優秀賞第5回サステナブル住宅賞(新築部門)
「FLAP」
建築主 | 個人 |
設計者 | 土井一秀建築設計事務所 |
施工者 | (有)アルフ |
建設地 | 広島県広島市 |
構造 | RC造 |
階数 | 3階建 |
延床面積 | 238m2 |
講評
広島市にある「FLAP」は、瀬戸内海沿岸の温暖な晴れの日の多い気候の地域で、南側が6車線ある広い道路に面した敷地に建てられている、3階建ての店舗併用住宅である。大通りに面しているので、1階を貸店舗として活用し、2階は大きく庇状に全面道路側、つまり南側に張り出して、より快適な空間が確保できる2階と3階に住宅の居室が設けられている。南側の広い道路のおかげで日射を遮るものが無く、南面する大屋根をつくることで、太陽を有効に活用している設計である。大屋根は、1/3が太陽をパッシブに利用するためのサンルーム、2/3がアクティブに利用するための太陽光発電となっており、豊富な日射を十分に活用している。この建物の特徴である2階の庇状のサンルームは、冬は日射を取り入れるための場所となり、夏には室内の吹き抜けとともに通風を行って冷房負荷削減にも活用される、環境を制御する装置となっている。それだけではなく、住宅と道路面からの眺めを遮って街路樹や空だけが見えるように視界を制御し、道路騒音に対しても2重サッシによって遮音性を向上させる効果があり、道路と住宅の間のバッファゾーンにもなっている。
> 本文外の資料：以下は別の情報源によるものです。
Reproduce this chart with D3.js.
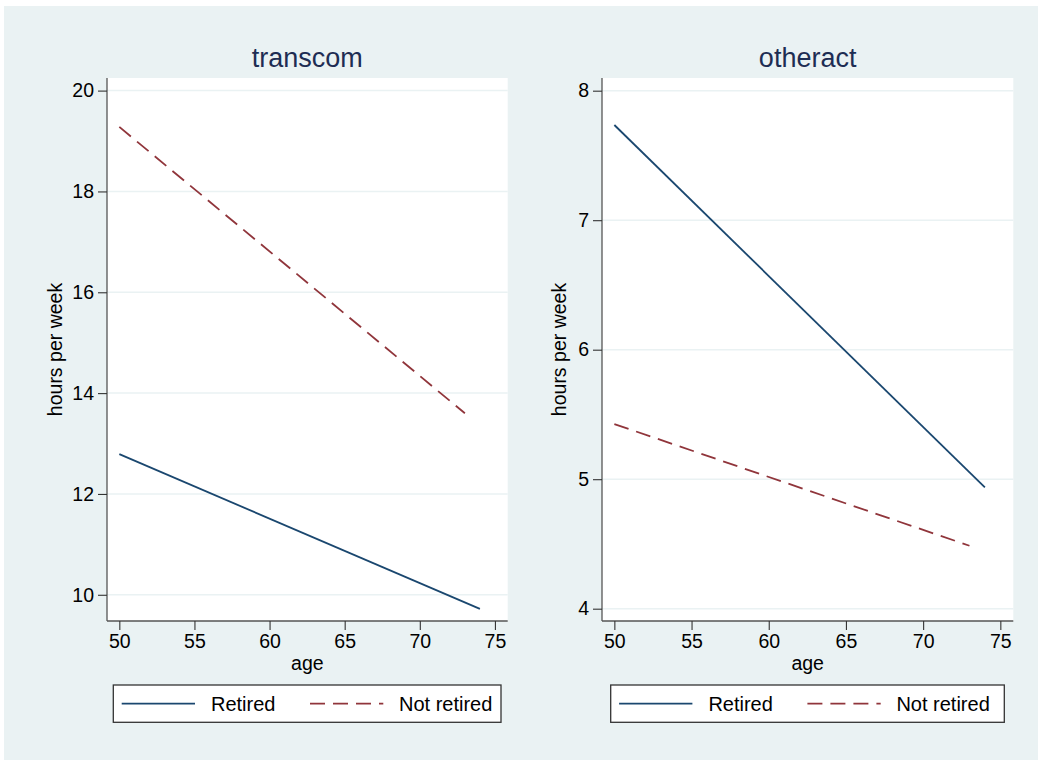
<!DOCTYPE html>
<html>
<head>
<meta charset="utf-8">
<script src="https://cdn.jsdelivr.net/npm/d3@7/dist/d3.min.js"></script>
<style>
  html, body { margin: 0; padding: 0; background: #ffffff; }
  svg { display: block; }
  text { font-family: Arial, "Liberation Sans", Helvetica, sans-serif; }
</style>
</head>
<body>
<svg id="chart" width="1039" height="760"></svg>
<script>
// ---- Data ----
const panelTitles = ["transcom", "otheract"];
const seriesNames = ["Retired", "Not retired"];
const seriesColors = ["#1a476f", "#90353b"];
// endpoints [age, hours] of fitted lines
const transcomRetired    = [[50, 12.79], [74, 9.72]];
const transcomNotRetired = [[50, 19.28], [73, 13.60]];
const otheractRetired    = [[50, 7.735], [74, 4.937]];
const otheractNotRetired = [[50, 5.426], [73, 4.486]];
const xTicks = [50, 55, 60, 65, 70, 75];
const transcomYTicks = [10, 12, 14, 16, 18, 20];
const otheractYTicks = [4, 5, 6, 7, 8];
const xLabel = "age";
const yLabel = "hours per week";

// ---- Layout ----
const svg = d3.select("#chart");
const bg = "#eaf2f3";
svg.append("rect").attr("x", 4).attr("y", 6).attr("width", 1034).attr("height", 754).attr("fill", bg);

const panels = [
  { title: panelTitles[0], series: [transcomRetired, transcomNotRetired], yTicks: transcomYTicks,
    x0: 107, x1: 507.7, y0: 78, y1: 621, xDom: [49.18, 75.85], yDom: [9.48, 20.25],
    yTitleX: 55, legend: [113.3, 685, 387.7, 37.3] },
  { title: panelTitles[1], series: [otheractRetired, otheractNotRetired], yTicks: otheractYTicks,
    x0: 602, x1: 1013.3, y0: 78, y1: 621, xDom: [49.2, 75.84], yDom: [3.905, 8.098],
    yTitleX: 559, legend: [610.7, 685, 393.6, 37.3] }
];

const dashes = [null, "15,8"];
const fs = 19.5;

panels.forEach(p => {
  const g = svg.append("g");
  const x = d3.scaleLinear().domain(p.xDom).range([p.x0, p.x1]);
  const y = d3.scaleLinear().domain(p.yDom).range([p.y1, p.y0]);

  // plot region
  g.append("rect").attr("x", p.x0).attr("y", p.y0).attr("width", p.x1 - p.x0).attr("height", p.y1 - p.y0).attr("fill", "#ffffff");

  // gridlines
  g.selectAll("line.grid").data(p.yTicks).enter().append("line")
    .attr("x1", p.x0).attr("x2", p.x1)
    .attr("y1", d => y(d)).attr("y2", d => y(d))
    .attr("stroke", bg).attr("stroke-width", 1.5);

  // y axis
  const yAxis = d3.axisLeft(y).tickValues(p.yTicks).tickSize(9).tickPadding(4).tickFormat(d3.format("d"));
  const ya = g.append("g").attr("transform", `translate(${p.x0},0)`).call(yAxis);
  ya.select(".domain").attr("d", `M0,${p.y0}V${p.y1}`).attr("stroke", "#555").attr("stroke-width", 1.3);
  ya.selectAll(".tick line").attr("stroke", "#333").attr("stroke-width", 1.1);
  ya.selectAll(".tick text").attr("font-size", fs).attr("fill", "#000").style("font-family", "Arial, 'Liberation Sans', sans-serif");

  // x axis
  const xAxis = d3.axisBottom(x).tickValues(xTicks).tickSize(9).tickPadding(4).tickFormat(d3.format("d"));
  const xa = g.append("g").attr("transform", `translate(0,${p.y1})`).call(xAxis);
  xa.select(".domain").attr("d", `M${p.x0},0H${p.x1}`).attr("stroke", "#555").attr("stroke-width", 1.3);
  xa.selectAll(".tick line").attr("stroke", "#333").attr("stroke-width", 1.1);
  xa.selectAll(".tick text").attr("font-size", fs).attr("fill", "#000").style("font-family", "Arial, 'Liberation Sans', sans-serif");

  // lines
  const line = d3.line().x(d => x(d[0])).y(d => y(d[1]));
  p.series.forEach((s, i) => {
    g.append("path").datum(s).attr("d", line).attr("fill", "none")
      .attr("stroke", seriesColors[i]).attr("stroke-width", 1.8)
      .attr("stroke-dasharray", dashes[i]);
  });

  // title
  g.append("text").attr("x", (p.x0 + p.x1) / 2).attr("y", 66.5).attr("text-anchor", "middle")
    .attr("font-size", 27).attr("fill", "#1e2d53").text(p.title);

  // axis titles
  g.append("text").attr("x", (p.x0 + p.x1) / 2).attr("y", 669.5).attr("text-anchor", "middle")
    .attr("font-size", fs).attr("fill", "#000").text(xLabel);
  g.append("text").attr("transform", `translate(${p.yTitleX + 7},${(p.y0 + p.y1) / 2}) rotate(-90)`)
    .attr("text-anchor", "middle").attr("font-size", fs).attr("fill", "#000").text(yLabel);

  // legend
  const [lx, ly, lw, lh] = p.legend;
  const lg = g.append("g").attr("transform", `translate(${lx},${ly})`);
  lg.append("rect").attr("width", lw).attr("height", lh).attr("fill", "#ffffff").attr("stroke", "#333").attr("stroke-width", 1.3);
  const items = [
    { sx: 8.4, ex: 81.7, tx: 97.7 },
    { sx: 196.7, ex: 270, tx: 285.7 }
  ];
  items.forEach((it, i) => {
    lg.append("line").attr("x1", it.sx).attr("x2", it.ex).attr("y1", lh / 2).attr("y2", lh / 2)
      .attr("stroke", seriesColors[i]).attr("stroke-width", 1.8).attr("stroke-dasharray", dashes[i]);
    lg.append("text").attr("x", it.tx).attr("y", lh / 2 + 7).attr("font-size", 20).attr("fill", "#000").text(seriesNames[i]);
  });
});
</script>
</body>
</html>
居室は外断熱で包まれており、ほとんど壁がなく、吹き抜けを介して一体となった快適な空間を確保している。各居室は間仕切り家具で仕切られており、将来の住まい方の変更に対応可能なプラニングとなっている。「CASBEE戸建-新築」の評価では、敷地にそれほど余裕がなく、緑化などの取り組みが少ないため、Q3およびLR3の値が低く、BEEはAランクにとどまっているが、ライフサイクルCO2については、大きな太陽光発電によって参照値に比べて8%しか排出しないという、LCCM(ライフサイクルカーボンマイナス)住宅にきわめて近い値になっていることは、特筆すべき点である。
このように限られた条件の下で、敷地の特徴を最大限活かし、有利な点と不利な点をうまく使いこなして、快適な省エネルギー住宅に仕立てた好例である。